The hinge: weeds become knives
The poem’s turn is brutally simple: each weed / Was a singular knife
. What looked like harmless overgrowth becomes a field of individual blades, implying that the obstacles to truth aren’t just time and apathy but pain, risk, and likely injury. Crane makes the danger oddly precise. Not a wall of thorns, not a vague menace—each weed is a separate knife, suggesting truth harms in many small, repeatable ways: one cut per doubt, one cut per fact, one cut per honest conclusion. The wayfarer’s earlier inference (none has passed
) becomes more pointed: perhaps people avoid the path not because they don’t know it’s there, but because they do.
The speaker’s retreat dressed up as practicality
After the discovery, the traveler’s voice shrinks. The confident Ha
gives way to mumbled at last
, and his final sentence—Doubtless there are other roads
—is less a plan than a self-soothing excuse. The key tension is that he set out for truth, but once he learns what truth costs, he chooses comfort while trying to keep his self-image intact. The word Doubtless
is especially revealing: it claims certainty at the very moment he is surrendering, as if a firm tone can replace moral courage. The poem ends without him taking another road; what we actually see is the mind constructing an exit ramp from its own stated goal.

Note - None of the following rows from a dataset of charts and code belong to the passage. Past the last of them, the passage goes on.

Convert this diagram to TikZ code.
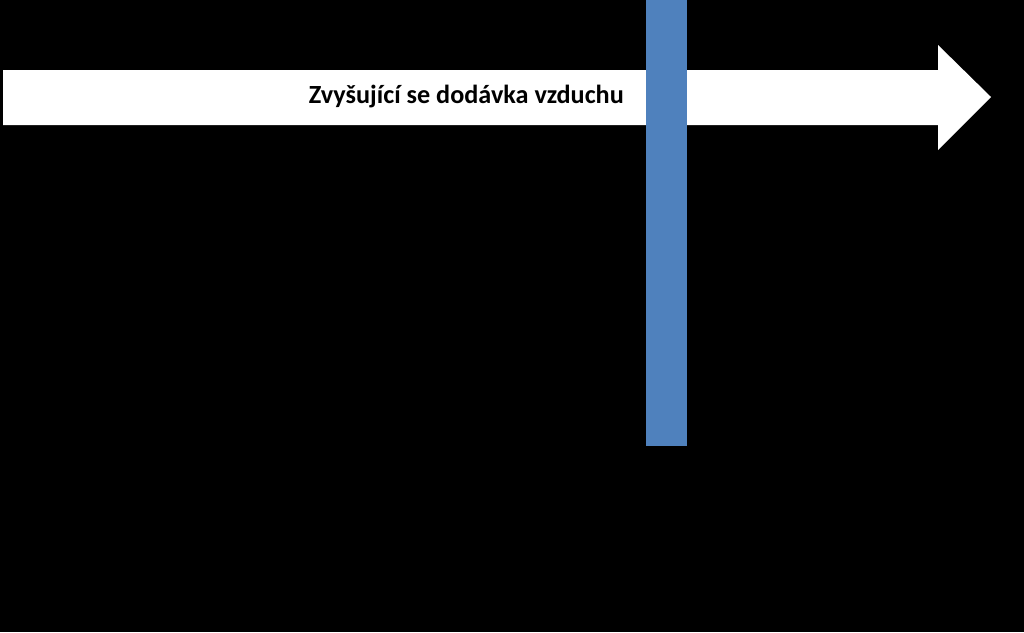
\documentclass[tikz,border=0pt]{standalone}
\usepackage{fontspec}
\setmainfont{Carlito}
\definecolor{barblue}{RGB}{79,129,189}
\begin{document}
\begin{tikzpicture}[x=1pt,y=-1pt]
\fill[black] (0,0) rectangle (1024,632);
\useasboundingbox (0,0) rectangle (1024,632);

\path[fill=white] (3,70) -- (938,70) -- (938,45) -- (991,97) -- (938,150) -- (938,125) -- (3,125) -- cycle;
\node[anchor=east, font=\fontsize{26.2}{30}\selectfont\bfseries, inner sep=0pt] (label) at (624,97) {Zvyšující se dodávka vzduchu};

\path[fill=barblue] (646,0) rectangle (687,446);
\end{tikzpicture}
\end{document}
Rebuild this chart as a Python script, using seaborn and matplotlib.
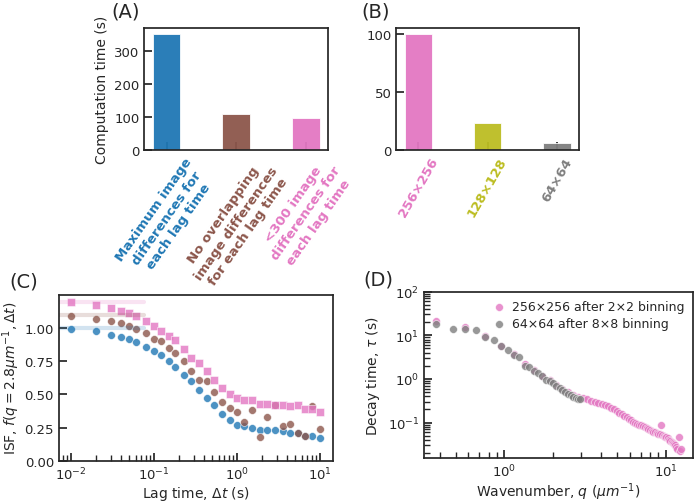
import matplotlib
matplotlib.use('Agg')

import matplotlib.pyplot as plt
import seaborn as sns

# Panel A - computation time by image-difference strategy
strategy_labels = ["Maximum image\ndifferences for\neach lag time",
                   "No overlapping\nimage differences\nfor each lag time",
                   "<300 image\ndifferences for\neach lag time"]
strategy_time = [350, 110, 97]

# Panel B - computation time by image size
size_labels = ["256×256", "128×128", "64×64"]
size_time = [100, 23, 6]

# Panel C - ISF at q = 2.8 um^-1 (as plotted, offset curves)
lag_time = [0.01, 0.02, 0.03, 0.04, 0.05, 0.06, 0.08, 0.1, 0.12, 0.15, 0.18, 0.23,
            0.28, 0.35, 0.43, 0.53, 0.66, 0.81, 1.0, 1.22, 1.51, 1.87, 2.31, 2.86,
            3.53, 4.33, 5.35, 6.6, 8.1, 10.0]
isf_max = [0.99, 0.975, 0.95, 0.93, 0.915, 0.895, 0.86, 0.83, 0.80, 0.75, 0.71, 0.65,
           0.60, 0.53, 0.475, 0.42, 0.35, 0.305, 0.27, 0.26, 0.25, 0.23, 0.235, 0.23,
           0.2225, 0.21, 0.21, 0.19, 0.19, 0.17]
isf_nooverlap = [1.09, 1.07, 1.05, 1.035, 1.015, 0.99, 0.96, 0.92, 0.90, 0.85, 0.81, 0.75,
                 0.68, 0.61, 0.60, 0.52, 0.44, 0.40, 0.365, 0.29, 0.38, 0.18, 0.33, 0.42,
                 0.26, 0.275, 0.21, 0.19, 0.41, 0.24]
isf_300 = [1.20, 1.175, 1.15, 1.13, 1.11, 1.09, 1.055, 1.015, 0.98, 0.94, 0.91, 0.84,
           0.775, 0.735, 0.675, 0.61, 0.55, 0.50, 0.47, 0.455, 0.455, 0.425, 0.425, 0.4225,
           0.42, 0.415, 0.42, 0.39, 0.39, 0.3675]
plateau_levels = [1.0, 1.1, 1.2]

# Panel D - decay time vs wavenumber
q_256 = [0.38, 0.57, 0.76, 0.955, 1.15, 1.34, 1.53, 1.72, 1.91, 2.10, 2.29, 2.48,
         2.67, 2.87, 3.06, 3.25, 3.44, 3.63, 3.82, 4.01, 4.20, 4.39, 4.58, 4.77,
         4.97, 5.16, 5.35, 5.54, 5.73, 5.92, 6.11, 6.30, 6.49, 6.68, 6.88, 7.07,
         7.26, 7.45, 7.64, 7.83, 8.02, 8.21, 8.40, 8.59, 8.78, 8.97, 9.17, 9.36,
         9.55, 9.74, 9.93, 10.12, 10.31, 10.50, 10.69, 10.88, 11.07, 11.27, 11.46, 11.65,
         11.84, 12.03, 12.22, 12.41]
tau_256 = [21.0, 15.5, 9.5, 5.8, 3.7, 2.2, 1.6, 1.2, 0.95, 0.74, 0.60, 0.50,
           0.44, 0.39, 0.36, 0.34, 0.32, 0.30, 0.285, 0.268, 0.252, 0.238, 0.222, 0.205,
           0.188, 0.170, 0.157, 0.145, 0.134, 0.122, 0.113, 0.106, 0.100, 0.095, 0.090, 0.086,
           0.082, 0.078, 0.075, 0.071, 0.068, 0.065, 0.062, 0.060, 0.058, 0.056, 0.054, 0.088,
           0.052, 0.050, 0.048, 0.046, 0.044, 0.041, 0.038, 0.036, 0.034, 0.032, 0.030, 0.027,
           0.025, 0.046, 0.022, 0.025]
q_64 = [0.38, 0.48, 0.57, 0.67, 0.76, 0.86, 0.955, 1.05, 1.15, 1.24, 1.34, 1.43,
        1.53, 1.62, 1.72, 1.81, 1.91, 2.01, 2.10, 2.20, 2.29, 2.39, 2.48, 2.58,
        2.67, 2.77, 2.87, 2.96]
tau_64 = [17.7, 14.3, 14.3, 12.9, 9.2, 7.8, 5.65, 4.6, 3.6, 3.15, 2.0, 1.85,
          1.55, 1.35, 1.15, 0.95, 0.9, 0.82, 0.70, 0.62, 0.56, 0.50, 0.46, 0.42,
          0.39, 0.36, 0.35, 0.34]

# Style
sns.set_theme(style="ticks", rc={
    "xtick.direction": "in", "ytick.direction": "in",
    "axes.linewidth": 1.25, "font.size": 10,
    "axes.labelsize": 10, "xtick.labelsize": 9.5, "ytick.labelsize": 9.5,
    "legend.fontsize": 9,
})
plt.rcParams['font.family'] = ['DejaVu Sans']

pal = sns.color_palette("tab10")
blue, brown, pink, gray, olive = pal[0], pal[5], pal[6], pal[7], pal[8]

fig = plt.figure(figsize=(7, 5.02), dpi=100)
axA = fig.add_axes([0.206, 0.699, 0.263, 0.243])
axB = fig.add_axes([0.566, 0.699, 0.261, 0.243])
axC = fig.add_axes([0.084, 0.080, 0.391, 0.331])
axD = fig.add_axes([0.606, 0.086, 0.384, 0.331])

# (A)
colorsA = [blue, brown, pink]
sns.barplot(x=strategy_labels, y=strategy_time, hue=strategy_labels, palette=colorsA,
            width=0.4, saturation=1, legend=False, edgecolor="white", linewidth=0.6,
            alpha=0.95, ax=axA)
axA.set_xlim(-0.32, 2.32)
axA.set_ylabel("Computation time (s)")
axA.set_xticks(range(3))
axA.set_xticklabels(strategy_labels, rotation=55, ha="center", fontweight="bold",
                    multialignment="center")
for lbl, c in zip(axA.get_xticklabels(), colorsA):
    lbl.set_color(c)

# (B)
colorsB = [pink, olive, gray]
sns.barplot(x=size_labels, y=size_time, hue=size_labels, palette=colorsB,
            width=0.4, saturation=1, legend=False, edgecolor="white", linewidth=0.6,
            alpha=0.95, ax=axB)
axB.set_xlim(-0.32, 2.32)
axB.set_ylabel("")
axB.set_xticks(range(3))
axB.set_xticklabels(size_labels, rotation=60, ha="center", fontweight="bold")
for lbl, c in zip(axB.get_xticklabels(), colorsB):
    lbl.set_color(c)

# (C)
for lvl, c in zip(plateau_levels, [blue, brown, pink]):
    axC.axhline(lvl, xmax=0.31, color=c, lw=3, alpha=0.2)
sns.scatterplot(x=lag_time, y=isf_max, color=blue, s=32, alpha=0.8, ax=axC)
sns.scatterplot(x=lag_time, y=isf_nooverlap, color=brown, s=32, alpha=0.8, ax=axC)
sns.scatterplot(x=lag_time, y=isf_300, color=pink, marker="s", s=30, alpha=0.8, ax=axC)
axC.set_xscale("log")
axC.set_ylim(bottom=0)
axC.set_yticks([0, 0.25, 0.5, 0.75, 1.0])
axC.set_xlabel(r"Lag time, $\Delta t$ (s)", labelpad=1)
axC.set_ylabel(r"ISF, $f(q=2.8\mu m^{-1}, \Delta t)$", labelpad=1.5)

# (D)
sns.scatterplot(x=q_256, y=tau_256, color=pink, s=32, alpha=0.8,
                label="256×256 after 2×2 binning", ax=axD)
sns.scatterplot(x=q_64, y=tau_64, color=gray, s=32, alpha=0.8,
                label="64×64 after 8×8 binning", ax=axD)
axD.set_xscale("log")
axD.set_yscale("log")
axD.set_ylim(top=100)
axD.set_xlabel(r"Wavenumber, $q$ ($\mu m^{-1}$)", labelpad=1)
axD.set_ylabel(r"Decay time, $\tau$ (s)")
axD.legend(loc="upper right", frameon=False, handletextpad=0.05, borderaxespad=0.3,
           labelspacing=0.3)

for ax in (axA, axB, axC, axD):
    for s in ax.spines.values():
        s.set_visible(True)
    ax.tick_params(which="both", direction="in", top=False, right=False)

fig.text(0.179, 0.976, "(A)", fontsize=14, ha="center", va="center")
fig.text(0.537, 0.976, "(B)", fontsize=14, ha="center", va="center")
fig.text(0.034, 0.438, "(C)", fontsize=14, ha="center", va="center")
fig.text(0.540, 0.442, "(D)", fontsize=14, ha="center", va="center")

fig.savefig("out.png", dpi=100)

A sharper possibility: the knives aren’t just on the road
The poem invites an unsettling question: if the weeds are knives, who made them that way? Crane doesn’t say the path is naturally rugged; he gives us a landscape booby-trapped in the shape of the ordinary. That makes the wayfarer’s retreat feel less like a personal failure and more like a comment on a world where truth is not simply difficult but punishing. Still, the final irony holds: the traveler wanted the pathway to truth, but the moment he learns it can cut him, he prefers the comfort of believing in other roads
—even if those roads lead somewhere else entirely.